Is dat nu erg? Het zal veel Nederlanders een worst wezen of een vlinder met een onbekende naam als het tijmblauwtje niet meer in hun land te zien is. Er zijn genoeg andere ontwikkelingen waar ze zich meer zorgen over maken.
Maar er zullen toch ook Nederlanders zijn die het opgevallen is dat ze tijdens een fietstocht in de buurt bijna geen jubelende veldleeuwerik meer horen of zien? Of die de grutto, die zijn eigen naam roept, missen?
Want dat is het gevolg van een monotoner landschap met minder bloemen en insecten: minder weidevogels. De afname van broedvogels in het open boerenland bedraagt sinds 1990 zo’n 85 procent, zo meldde het CBS. En hoe hoorbaarder of zichtbaarder natuur is, hoe meer die gemist wordt als ze verdwijnt.
Gaat er dan helemaal niets meer goed in de Nederlandse natuur? Wie de berichten van vorige week goed leest, ziet dat niet alle flora en fauna achteruitgaan.
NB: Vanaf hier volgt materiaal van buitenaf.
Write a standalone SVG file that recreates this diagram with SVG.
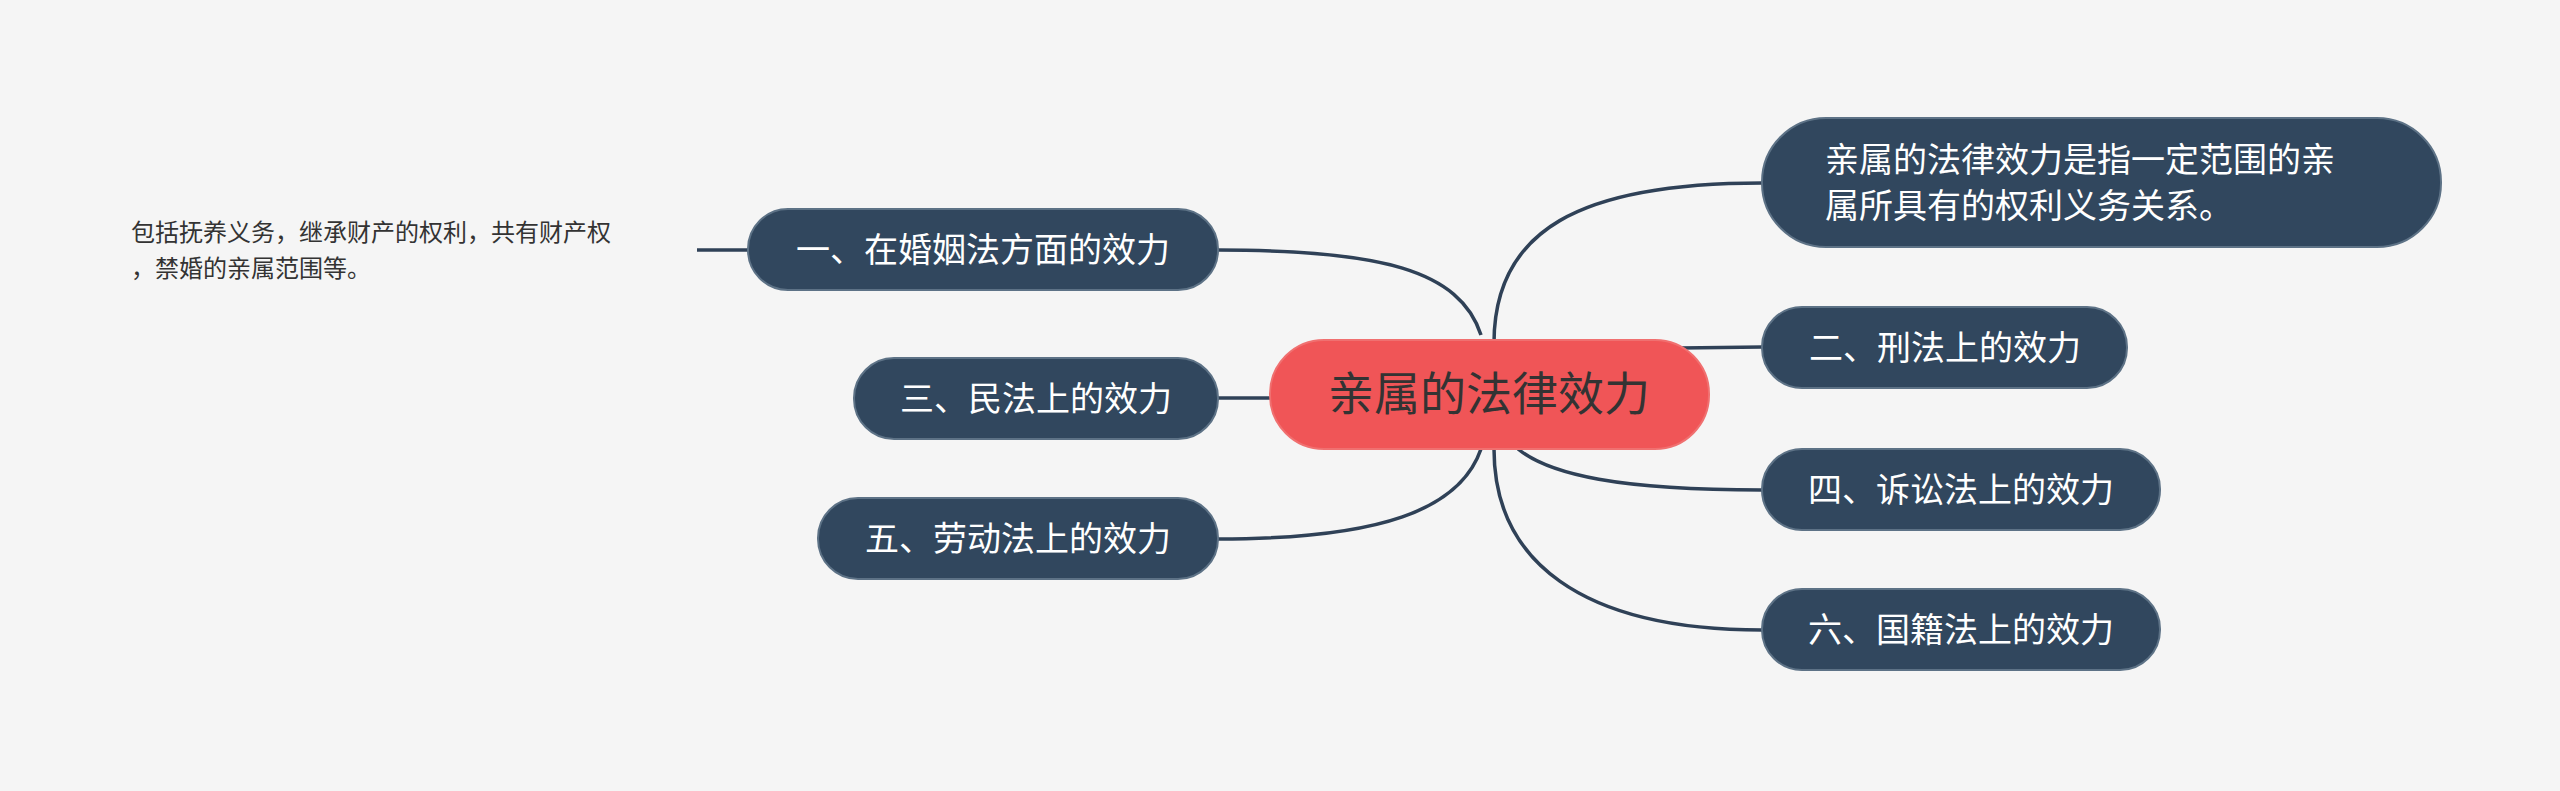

De weide- en akkervogels hebben het slecht, maar het aantal erf- en struweelvogels blijft sinds 1990 ongeveer stabiel. Deze vogels broeden in heggen, houtwallen en bosjes op het boerenland en rond boerenerven. Enkele soorten, waaronder de putter, zijn tegenwoordig zelfs algemener dan begin 20e eeuw. Ook in de bossen gaat het over het algemeen nog redelijk met de natuur.
De Vlinderstichting probeert de moed er in te houden. ”Kansen voor natuur in agrarisch gebied liggen voor het oprapen”, zo zette de organisatie vorige week boven een nieuwsbericht op de website Nature Today. De stichting zaait bij diverse projecten wilde bloemen in, waaronder klaprozen. De teneur van het verhaal? Als we de boeren voldoende helpen met financiële prikkels, langetermijnbeleid en kennis, is het wel degelijk mogelijk om te redden wat er nog te redden valt.